The Penn State scientist has published more than 200 scientific papers and has authored or edited five books. He is on the editorial boards of the Journal of Helminthology and the Journal of Ecohealth. He has been associate editor of the Journal of Animal Ecology since 1990 and was associate editor for the Journal of Wildlife Biology from 1994 to 1998.
Other honors are the Carlton Herman Award from the U.S. Wildlife Disease Association in 2005 and the Laurent Perrier Award for Game Conservation in 1985. In 2002, he was named an honorary member of the British Falconers Club in recognition of his research on grouse and their natural enemies. In 1992, his book, titled "Grouse in Space and Time" was named "Book of the Year" by The Guardian in the United Kingdom.
Educated in the United Kingdom, Hudson earned a doctoral degree in zoology at the University of Oxford in 1979, where he studied population dynamics of seabirds. He earned a bachelor's degree in zoology at the University of Leeds in 1974, both in the United Kingdom. Prior to joining Penn State in July 2002, he was at the University of Stirling in Scotland, where he held a Personal Chair in Animal Ecology from 1998 to 2002 and was a reader in wildlife epidemiology from 1995 to 1998. From 1979 to 1995, Hudson worked in the Highlands of Scotland as a research fellow and then in charge of Upland Research with The Game Conservancy Trust.

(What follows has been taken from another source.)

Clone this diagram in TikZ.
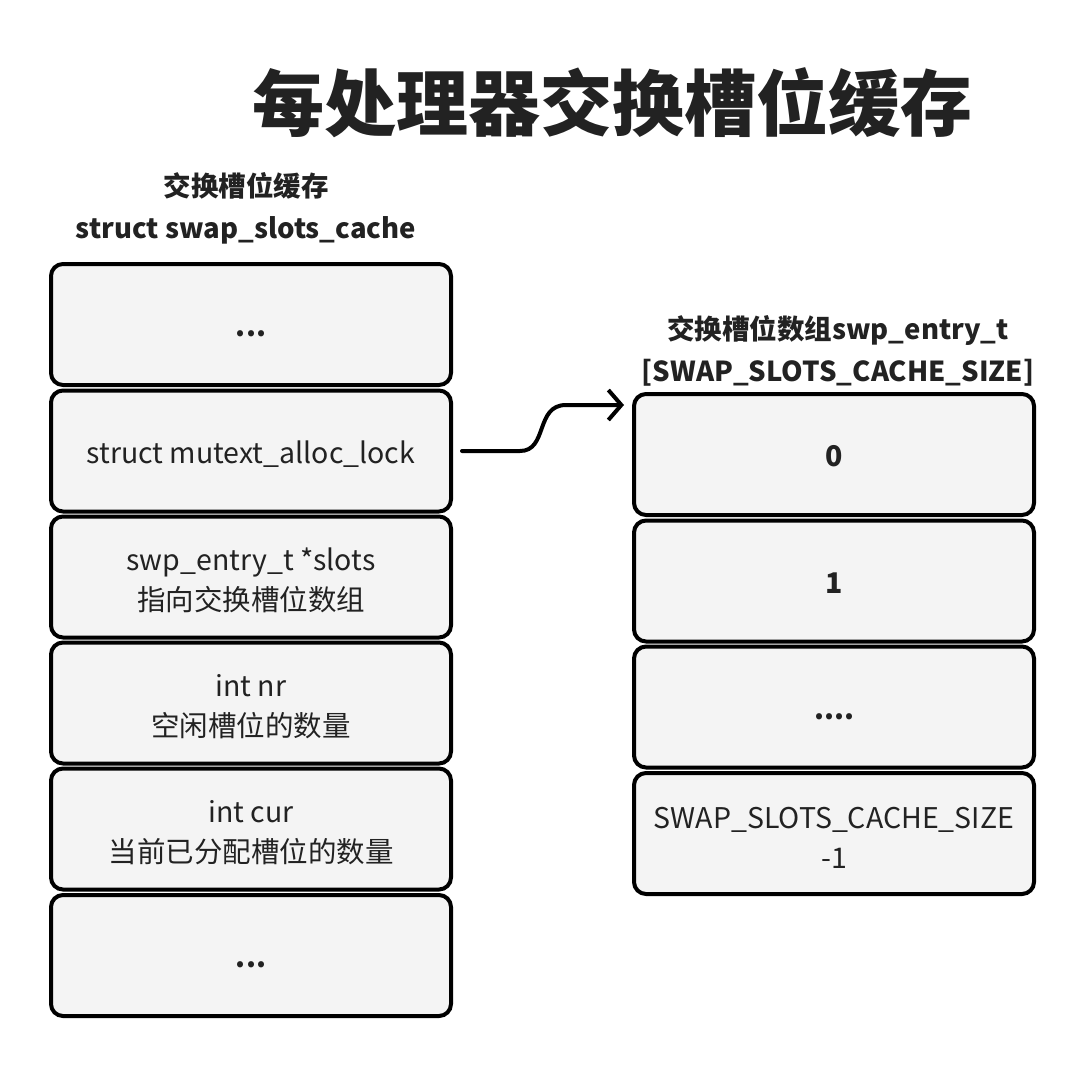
\documentclass[tikz,border=0pt]{standalone}
\usepackage{fontspec}
\setmainfont{Noto Sans CJK SC}
\usepackage{tikz}
\usetikzlibrary{positioning,arrows.meta}
\definecolor{ink}{HTML}{222222}
\definecolor{cellbg}{HTML}{F4F4F4}
\newcommand{\onestrut}{\rule[-4pt]{0pt}{32pt}}
\newcommand{\topstrut}{\rule{0pt}{30pt}}

\begin{document}
\begin{tikzpicture}[x=1pt, y=-1pt,
  font=\fontsize{28.5}{40}\selectfont, text=ink,
  cell/.style={draw=black, line width=4pt, rounded corners=12pt, fill=cellbg,
    align=center, minimum width=400pt, minimum height=121pt, inner sep=0pt},
  head/.style={align=center, font=\fontsize{27.5}{42}\selectfont\bfseries},
  ptr/.style={draw=black, line width=4pt, line cap=round,
    -{Straight Barb[length=13pt, width=30pt, line width=4pt]}}]
\useasboundingbox[fill=white] (0,0) rectangle (1086,1070);
\node[font=\fontsize{72}{80}\selectfont\bfseries] (title) at (612,103) {每处理器交换槽位缓存};
% left: struct swap_slots_cache
\node[head] (lhead) at (246,208) {交换槽位缓存\\struct swap\_slots\_cache};
\node[cell] (dots1) at (251,324.5) {\onestrut\textbf{...}};
\node[cell] (lock)  at (251,451)   {\onestrut struct mutext\_alloc\_lock};
\node[cell] (slots) at (251,577)   {\topstrut swp\_entry\_t *slots\\指向交换槽位数组};
\node[cell] (nr)    at (251,703)   {\topstrut int nr\\空闲槽位的数量};
\node[cell] (cur)   at (251,829)   {\topstrut int cur\\当前已分配槽位的数量};
\node[cell] (dots2) at (251,955.5) {\onestrut\textbf{...}};
% right: swp_entry_t array
\node[head] (rhead) at (838,351) {交换槽位数组swp\_entry\_t\\{[SWAP\_SLOTS\_CACHE\_SIZE]}};
\node[cell] (e0)    at (834,454.5) {\onestrut\textbf{0}};
\node[cell] (e1)    at (834,581)   {\onestrut\textbf{1}};
\node[cell] (edots) at (834,707)   {\onestrut\textbf{....}};
\node[cell] (elast) at (834,833.5) {\topstrut SWAP\_SLOTS\_CACHE\_SIZE\\-1};
\coordinate (tip) at (624,405);
\draw[ptr] ([xshift=9pt]lock.east) -- (520,451)
  .. controls (548,451) and (535,405) .. (566,405) -- (tip);
\end{tikzpicture}
\end{document}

Hudson also is founding director of the Penn State Center for Infectious Disease Dynamics and a faculty affiliate of the Penn State Institutes of Energy and the Environment. The Dorothy Foehr Huck and J. Lloyd Huck Institutes of the Life Sciences is comprised of seven Penn State colleges with faculty working in the life sciences: the Eberly College of Science, the College of Medicine at the Milton S. Hershey Medical Center, the College of Agricultural Sciences, the College of Health and Human Development, the College of Engineering, the College of the Liberal Arts, and the College of Earth and Mineral Sciences. The Huck Institutes is dedicated to enhancing Penn State's ability to prepare students for tomorrow, strengthening research in the life sciences, and encouraging research alliances across disciplinary boundaries.